What is asked
Each line containing the word "matplotlib" must be reported.

-- -- --

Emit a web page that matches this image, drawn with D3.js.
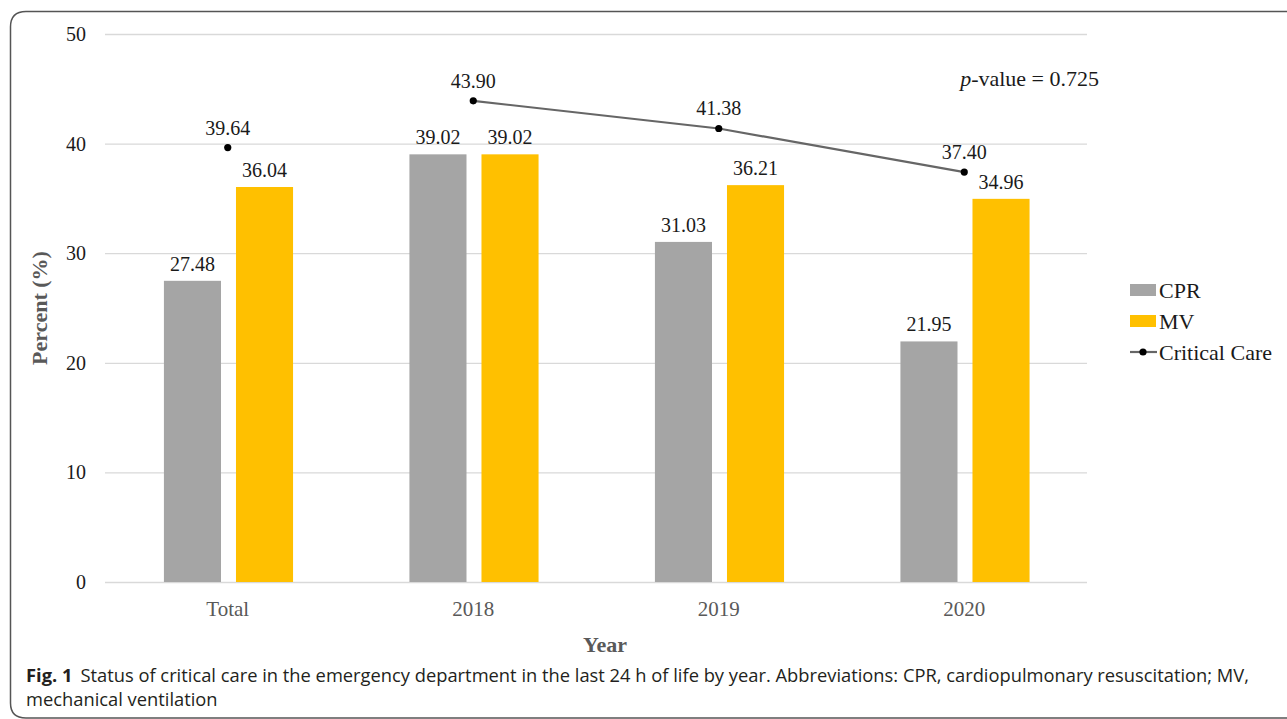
<!DOCTYPE html>
<html><head><meta charset="utf-8">
<script src="https://cdn.jsdelivr.net/npm/d3@7"></script>
<style>body{margin:0;background:#fff}svg{display:block}</style>
</head><body>
<svg id="c" width="1287" height="719"></svg>
<script>
const categories = ["Total", "2018", "2019", "2020"];
const series = ["CPR", "MV"];
const cprValues = [27.48, 39.02, 31.03, 21.95];
const mvValues = [36.04, 39.02, 36.21, 34.96];
const criticalCare = [39.64, 43.90, 41.38, 37.40];
const yTicks = [0, 10, 20, 30, 40, 50];
const colors = {CPR: "#A5A5A5", MV: "#FFC000", line: "#666666"};

const svg = d3.select("#c");
const serif = "'Liberation Serif','Times New Roman',serif";

// frame
svg.append("path")
  .attr("d", "M1300,11.5 L26,11.5 Q10.5,11.5 10.5,27 L10.5,703 Q10.5,718 26,718 L1300,718")
  .attr("fill", "none").attr("stroke", "#555").attr("stroke-width", 1.5);

const x = d3.scaleBand().domain(categories).range([105, 1087]).padding(0);
const y = d3.scaleLinear().domain([0, 50]).range([582, 34]);
const bw = x.bandwidth();
const xs = d3.scaleBand().domain(series).range([bw * 0.24, bw * 0.766]).paddingInner(0.208).paddingOuter(0);

// grid
svg.append("g").selectAll("line").data(yTicks).join("line")
  .attr("x1", 105).attr("x2", 1087)
  .attr("y1", d => y(d) + 0.5).attr("y2", d => y(d) + 0.5)
  .attr("stroke", "#D9D9D9").attr("stroke-width", 1.3);

// y axis labels
const yAxis = svg.append("g").attr("transform", "translate(86,0)")
  .call(d3.axisLeft(y).tickValues(yTicks).tickSize(0).tickPadding(0));
yAxis.select(".domain").remove();
yAxis.selectAll("text").attr("font-family", serif).attr("font-size", 20).attr("fill", "#1a1a1a");

// x axis labels
const xAxis = svg.append("g").attr("transform", "translate(0,601)")
  .call(d3.axisBottom(x).tickSize(0).tickPadding(0));
xAxis.select(".domain").remove();
xAxis.selectAll("text").attr("font-family", serif).attr("font-size", 21).attr("fill", "#595959").attr("dy", "0.71em");

// bars
const rows = categories.map((c, i) => ({cat: c, CPR: cprValues[i], MV: mvValues[i]}));
const bars = svg.append("g");
rows.forEach(r => {
  series.forEach(s => {
    const bx = x(r.cat) + xs(s);
    bars.append("rect").attr("x", bx).attr("y", y(r[s])).attr("width", xs.bandwidth())
      .attr("height", y(0) - y(r[s])).attr("fill", colors[s]);
    bars.append("text").attr("x", bx + xs.bandwidth() / 2).attr("y", y(r[s]) - 10)
      .attr("text-anchor", "middle").attr("font-family", serif).attr("font-size", 20)
      .attr("fill", "#1a1a1a").text(r[s].toFixed(2));
  });
});

// line (Total shown as separate point, years connected)
const pts = categories.map((c, i) => ({cat: c, v: criticalCare[i]}));
const cx = d => x(d.cat) + bw / 2;
svg.append("path").datum(pts.slice(1))
  .attr("d", d3.line().x(cx).y(d => y(d.v)))
  .attr("fill", "none").attr("stroke", colors.line).attr("stroke-width", 2.2);
svg.append("g").selectAll("circle").data(pts).join("circle")
  .attr("cx", cx).attr("cy", d => y(d.v)).attr("r", 3.6).attr("fill", "#000");
svg.append("g").selectAll("text").data(pts).join("text")
  .attr("x", cx).attr("y", d => y(d.v) - 13)
  .attr("text-anchor", "middle").attr("font-family", serif).attr("font-size", 20)
  .attr("fill", "#1a1a1a").text(d => d.v.toFixed(2));

// p-value
const pv = svg.append("text").attr("x", 1099).attr("y", 86).attr("text-anchor", "end")
  .attr("font-family", serif).attr("font-size", 22).attr("fill", "#1a1a1a");
pv.append("tspan").attr("font-style", "italic").text("p");
pv.append("tspan").text("-value = 0.725");

// axis titles
svg.append("text").attr("transform", "translate(47,308) rotate(-90)")
  .attr("text-anchor", "middle").attr("font-family", serif).attr("font-size", 22)
  .attr("font-weight", "bold").attr("fill", "#595959").text("Percent (%)");
svg.append("text").attr("x", 605).attr("y", 652)
  .attr("text-anchor", "middle").attr("font-family", serif).attr("font-size", 22)
  .attr("font-weight", "bold").attr("fill", "#595959").text("Year");

// legend
const lg = svg.append("g");
[["CPR", 290], ["MV", 321]].forEach(([s, ly]) => {
  lg.append("rect").attr("x", 1130).attr("y", ly - 6).attr("width", 26).attr("height", 12).attr("fill", colors[s]);
  lg.append("text").attr("x", 1159).attr("y", ly + 8).attr("font-family", serif).attr("font-size", 22)
    .attr("fill", "#1a1a1a").text(s);
});
lg.append("line").attr("x1", 1130).attr("x2", 1157).attr("y1", 352).attr("y2", 352)
  .attr("stroke", colors.line).attr("stroke-width", 2.2);
lg.append("circle").attr("cx", 1143).attr("cy", 352).attr("r", 3.6).attr("fill", "#000");
lg.append("text").attr("x", 1159).attr("y", 360).attr("font-family", serif).attr("font-size", 22)
  .attr("fill", "#1a1a1a").text("Critical Care");

// caption
const sans = "'Liberation Sans Narrow','Open Sans','Noto Sans',sans-serif";
const cap1 = svg.append("text").attr("x", 26).attr("y", 682).attr("font-family", sans).attr("font-size", 19).attr("fill", "#231f20");
cap1.append("tspan").attr("font-weight", "bold").text("Fig. 1");
cap1.append("tspan").attr("dx", 8).text("Status of critical care in the emergency department in the last 24 h of life by year. Abbreviations: CPR, cardiopulmonary resuscitation; MV,");
const cap2 = svg.append("text").attr("x", 26).attr("y", 706).attr("font-family", sans).attr("font-size", 19).attr("fill", "#231f20")
  .text("mechanical ventilation");
// fit caption width to the reference line length
const w = cap1.node().getComputedTextLength();
const target = 1216;
const fs = 19 * target / w;
cap1.attr("font-size", Math.min(fs, 21));
cap2.attr("font-size", Math.min(fs, 21));
</script>
</body></html>
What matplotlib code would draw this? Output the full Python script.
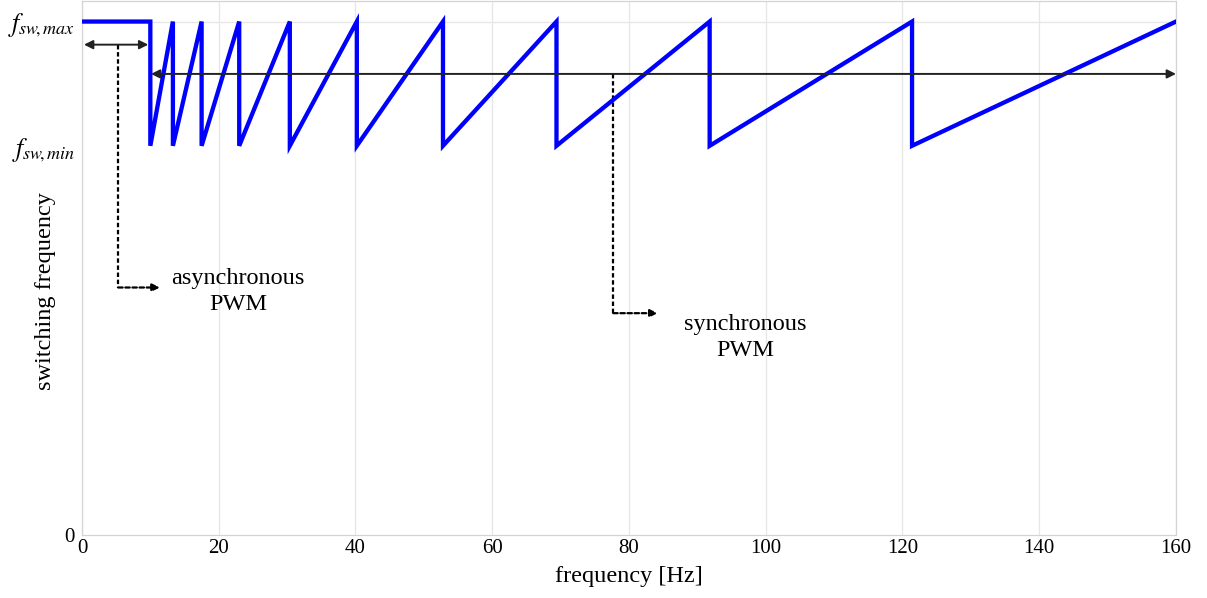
import matplotlib
matplotlib.use("Agg")
import matplotlib.pyplot as plt

# ---- data ----
f_max = 1.0
f_min = 0.758
# output frequencies (Hz) where the switching frequency drops from f_max to f_min
breakpoints = [10.0, 13.3, 17.5, 23.0, 30.4, 40.2, 52.8, 69.4, 91.8, 121.4]
x_end = 160.0

xticks = [0, 20, 40, 60, 80, 100, 120, 140, 160]
ytick_vals = [0, f_min, f_max]
ytick_labels = ["0", r"$f_{sw\!,min}$", r"$f_{sw\!,max}$"]

# annotation positions (data coords)
async_arrow_y = 0.955
sync_arrow_y = 0.898
async_guide_x, async_guide_y, async_guide_end = 5.3, 0.482, 11.4
sync_guide_x, sync_guide_y, sync_guide_end = 77.7, 0.432, 84.2
async_text = (22.8, 0.474)
sync_text = (97.0, 0.385)

# ---- build the sawtooth from breakpoints ----
xs = [0.0]
ys = [f_max]
for b in breakpoints:
    xs += [b, b]
    ys += [f_max, f_min]
xs.append(x_end)
ys.append(f_max)

plt.rcParams["font.family"] = ["Liberation Serif", "DejaVu Serif"]
plt.rcParams["mathtext.fontset"] = "stix"

fig = plt.figure(figsize=(12.07, 5.98), dpi=100)
ax = fig.add_axes([0.0679, 0.1054, 0.9064, 0.8929])

ax.plot(xs, ys, color="#0000ff", lw=3.1, solid_joinstyle="miter", zorder=3)

ax.set_xlim(0, 160)
ax.set_ylim(0, 1.04)
ax.set_xticks(xticks)
ax.set_xticklabels([str(t) for t in xticks], fontsize=15)
ax.set_yticks(ytick_vals)
ax.set_yticklabels(ytick_labels, fontsize=15)
for lbl in ax.get_yticklabels():
    if lbl.get_text().startswith("$"):
        lbl.set_fontsize(18.5)
ax.tick_params(length=0, pad=5)
ax.tick_params(axis="x", pad=3)

ax.grid(axis="x", color="#e6e6e6", lw=0.9)
ax.axhline(f_max, color="#e6e6e6", lw=0.9, zorder=0)
for s in ax.spines.values():
    s.set_color("#d4d4d4")
    s.set_linewidth(0.9)

ax.set_xlabel("frequency [Hz]", fontsize=17.5, labelpad=6)
ax.set_ylabel("switching frequency", fontsize=17.5)
ax.yaxis.set_label_coords(-0.0238, 0.457)

# double arrows
arrow_kw = dict(arrowstyle="<|-|>", color="#222222", lw=1.4, mutation_scale=13,
                shrinkA=0, shrinkB=0)
ax.annotate("", xy=(0.3, async_arrow_y), xytext=(9.7, async_arrow_y),
            arrowprops=arrow_kw, zorder=4)
ax.annotate("", xy=(10.1, sync_arrow_y), xytext=(160, sync_arrow_y),
            arrowprops=arrow_kw, zorder=4)

# dotted guides
dash = (0, (2.0, 1.2))
ax.plot([async_guide_x, async_guide_x], [async_arrow_y, async_guide_y],
        color="black", lw=1.6, ls=dash)
ax.annotate("", xy=(async_guide_end, async_guide_y), xytext=(async_guide_x, async_guide_y),
            arrowprops=dict(arrowstyle="-|>", color="black", lw=1.6, ls=dash,
                            mutation_scale=11, shrinkA=0, shrinkB=0))
ax.plot([sync_guide_x, sync_guide_x], [sync_arrow_y, sync_guide_y],
        color="black", lw=1.6, ls=dash)
ax.annotate("", xy=(sync_guide_end, sync_guide_y), xytext=(sync_guide_x, sync_guide_y),
            arrowprops=dict(arrowstyle="-|>", color="black", lw=1.6, ls=dash,
                            mutation_scale=11, shrinkA=0, shrinkB=0))

ax.text(*async_text, "asynchronous\nPWM", ha="center", va="center",
        fontsize=17.5, linespacing=1.3)
ax.text(*sync_text, "synchronous\nPWM", ha="center", va="center",
        fontsize=17.5, linespacing=1.3)

fig.savefig("out.png", dpi=100)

-- -- --

Solution to the exercise
What matplotlib code would draw this? Output the full Python script.
import matplotlib
matplotlib.use("Agg")
import matplotlib.pyplot as plt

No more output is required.